start
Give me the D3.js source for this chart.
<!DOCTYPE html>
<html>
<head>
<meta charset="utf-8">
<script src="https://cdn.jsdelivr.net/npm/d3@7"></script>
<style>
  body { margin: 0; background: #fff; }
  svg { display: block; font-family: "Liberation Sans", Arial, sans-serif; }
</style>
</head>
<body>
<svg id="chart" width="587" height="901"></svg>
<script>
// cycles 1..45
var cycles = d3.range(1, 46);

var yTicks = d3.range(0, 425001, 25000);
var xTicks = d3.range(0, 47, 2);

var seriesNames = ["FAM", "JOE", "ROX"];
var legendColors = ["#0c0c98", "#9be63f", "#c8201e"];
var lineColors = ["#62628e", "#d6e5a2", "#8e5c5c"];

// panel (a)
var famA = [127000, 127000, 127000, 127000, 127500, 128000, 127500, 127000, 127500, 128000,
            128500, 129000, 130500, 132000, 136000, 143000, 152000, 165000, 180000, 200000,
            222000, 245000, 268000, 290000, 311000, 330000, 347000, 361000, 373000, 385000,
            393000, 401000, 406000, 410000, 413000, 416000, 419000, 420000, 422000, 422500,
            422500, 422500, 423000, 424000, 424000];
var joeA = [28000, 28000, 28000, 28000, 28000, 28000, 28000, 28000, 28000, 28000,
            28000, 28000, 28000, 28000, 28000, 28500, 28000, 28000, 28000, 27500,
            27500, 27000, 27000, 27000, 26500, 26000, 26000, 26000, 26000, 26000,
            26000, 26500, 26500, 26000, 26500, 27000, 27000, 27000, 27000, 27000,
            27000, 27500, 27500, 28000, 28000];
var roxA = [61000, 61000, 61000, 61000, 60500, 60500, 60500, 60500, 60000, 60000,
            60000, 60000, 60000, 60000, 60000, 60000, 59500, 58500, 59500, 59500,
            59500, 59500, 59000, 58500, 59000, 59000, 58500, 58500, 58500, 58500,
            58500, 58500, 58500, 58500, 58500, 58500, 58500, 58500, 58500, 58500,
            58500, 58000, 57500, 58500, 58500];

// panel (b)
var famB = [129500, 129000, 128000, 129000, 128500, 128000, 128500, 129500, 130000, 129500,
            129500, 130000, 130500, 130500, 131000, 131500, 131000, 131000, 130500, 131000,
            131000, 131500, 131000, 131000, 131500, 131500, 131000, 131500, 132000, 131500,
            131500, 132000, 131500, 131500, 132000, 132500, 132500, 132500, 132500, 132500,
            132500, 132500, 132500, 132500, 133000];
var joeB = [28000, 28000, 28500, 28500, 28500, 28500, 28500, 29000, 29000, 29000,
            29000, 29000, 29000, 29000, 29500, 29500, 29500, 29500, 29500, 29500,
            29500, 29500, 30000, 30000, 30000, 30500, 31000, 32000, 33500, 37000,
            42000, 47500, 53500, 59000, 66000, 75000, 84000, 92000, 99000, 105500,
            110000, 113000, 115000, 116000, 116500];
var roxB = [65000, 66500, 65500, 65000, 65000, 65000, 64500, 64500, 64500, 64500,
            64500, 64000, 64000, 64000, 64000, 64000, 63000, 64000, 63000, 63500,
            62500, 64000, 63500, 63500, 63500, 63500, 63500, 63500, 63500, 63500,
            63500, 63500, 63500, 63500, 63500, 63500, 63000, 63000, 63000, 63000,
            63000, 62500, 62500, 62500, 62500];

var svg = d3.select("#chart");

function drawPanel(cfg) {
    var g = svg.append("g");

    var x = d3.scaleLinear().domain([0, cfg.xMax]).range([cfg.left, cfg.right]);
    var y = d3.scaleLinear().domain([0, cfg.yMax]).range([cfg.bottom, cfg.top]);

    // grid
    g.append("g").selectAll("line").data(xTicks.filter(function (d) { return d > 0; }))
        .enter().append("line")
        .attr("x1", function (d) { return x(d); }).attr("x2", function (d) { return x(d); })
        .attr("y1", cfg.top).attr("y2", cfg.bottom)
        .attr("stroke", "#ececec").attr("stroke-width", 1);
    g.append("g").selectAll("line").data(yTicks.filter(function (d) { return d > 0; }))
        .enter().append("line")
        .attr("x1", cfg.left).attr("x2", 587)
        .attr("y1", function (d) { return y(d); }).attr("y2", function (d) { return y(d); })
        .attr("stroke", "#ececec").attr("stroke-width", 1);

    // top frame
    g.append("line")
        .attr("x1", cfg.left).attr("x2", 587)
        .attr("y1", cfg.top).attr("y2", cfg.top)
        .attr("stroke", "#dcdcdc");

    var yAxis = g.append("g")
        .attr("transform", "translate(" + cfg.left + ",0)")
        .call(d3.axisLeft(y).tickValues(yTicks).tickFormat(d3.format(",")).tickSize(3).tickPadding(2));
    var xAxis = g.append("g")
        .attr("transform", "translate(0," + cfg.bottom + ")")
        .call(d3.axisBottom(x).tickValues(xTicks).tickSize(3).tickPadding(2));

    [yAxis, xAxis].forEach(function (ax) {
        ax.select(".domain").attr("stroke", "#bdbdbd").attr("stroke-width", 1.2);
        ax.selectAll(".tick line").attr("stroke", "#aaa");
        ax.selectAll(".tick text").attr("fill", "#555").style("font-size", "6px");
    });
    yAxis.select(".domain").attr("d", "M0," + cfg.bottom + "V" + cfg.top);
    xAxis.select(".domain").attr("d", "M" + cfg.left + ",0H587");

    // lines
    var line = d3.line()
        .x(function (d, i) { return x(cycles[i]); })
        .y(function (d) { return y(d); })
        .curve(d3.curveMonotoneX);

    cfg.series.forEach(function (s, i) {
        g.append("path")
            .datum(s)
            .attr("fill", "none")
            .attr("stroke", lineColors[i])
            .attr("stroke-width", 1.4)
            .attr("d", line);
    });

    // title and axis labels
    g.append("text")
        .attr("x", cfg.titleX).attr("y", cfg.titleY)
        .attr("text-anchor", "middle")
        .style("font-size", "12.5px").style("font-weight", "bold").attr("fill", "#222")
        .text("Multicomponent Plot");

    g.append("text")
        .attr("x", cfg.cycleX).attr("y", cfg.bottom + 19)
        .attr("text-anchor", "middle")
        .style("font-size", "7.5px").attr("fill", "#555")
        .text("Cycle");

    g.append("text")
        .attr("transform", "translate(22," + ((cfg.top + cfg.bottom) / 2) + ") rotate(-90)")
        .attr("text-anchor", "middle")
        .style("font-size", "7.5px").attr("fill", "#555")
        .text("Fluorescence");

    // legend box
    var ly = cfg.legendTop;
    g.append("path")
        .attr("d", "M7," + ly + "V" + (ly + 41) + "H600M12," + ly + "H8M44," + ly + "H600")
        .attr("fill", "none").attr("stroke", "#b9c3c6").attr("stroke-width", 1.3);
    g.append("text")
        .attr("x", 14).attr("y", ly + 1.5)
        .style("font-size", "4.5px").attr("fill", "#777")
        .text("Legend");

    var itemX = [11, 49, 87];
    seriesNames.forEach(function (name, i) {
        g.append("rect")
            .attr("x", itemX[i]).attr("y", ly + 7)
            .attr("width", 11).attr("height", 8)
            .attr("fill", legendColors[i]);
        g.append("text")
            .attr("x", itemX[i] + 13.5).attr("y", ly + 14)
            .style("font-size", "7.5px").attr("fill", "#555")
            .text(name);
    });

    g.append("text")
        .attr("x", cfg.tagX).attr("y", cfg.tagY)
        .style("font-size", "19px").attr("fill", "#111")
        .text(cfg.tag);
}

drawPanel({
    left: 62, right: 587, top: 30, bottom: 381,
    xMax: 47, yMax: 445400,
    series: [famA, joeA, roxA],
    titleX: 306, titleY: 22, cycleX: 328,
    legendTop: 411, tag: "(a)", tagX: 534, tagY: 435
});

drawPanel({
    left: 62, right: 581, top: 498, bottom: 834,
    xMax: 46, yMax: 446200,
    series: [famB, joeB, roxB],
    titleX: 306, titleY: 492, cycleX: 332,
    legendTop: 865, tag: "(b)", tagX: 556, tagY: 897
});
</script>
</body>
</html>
end
Reproduce exactly, please, only the lines from the start of the data above to the line that contains "var cycles = d3.range(1, 46);", with both ends kept.

## [ANSWER TO THE PROBLEM]
Give me the D3.js source for this chart.
<!DOCTYPE html>
<html>
<head>
<meta charset="utf-8">
<script src="https://cdn.jsdelivr.net/npm/d3@7"></script>
<style>
  body { margin: 0; background: #fff; }
  svg { display: block; font-family: "Liberation Sans", Arial, sans-serif; }
</style>
</head>
<body>
<svg id="chart" width="587" height="901"></svg>
<script>
// cycles 1..45
var cycles = d3.range(1, 46);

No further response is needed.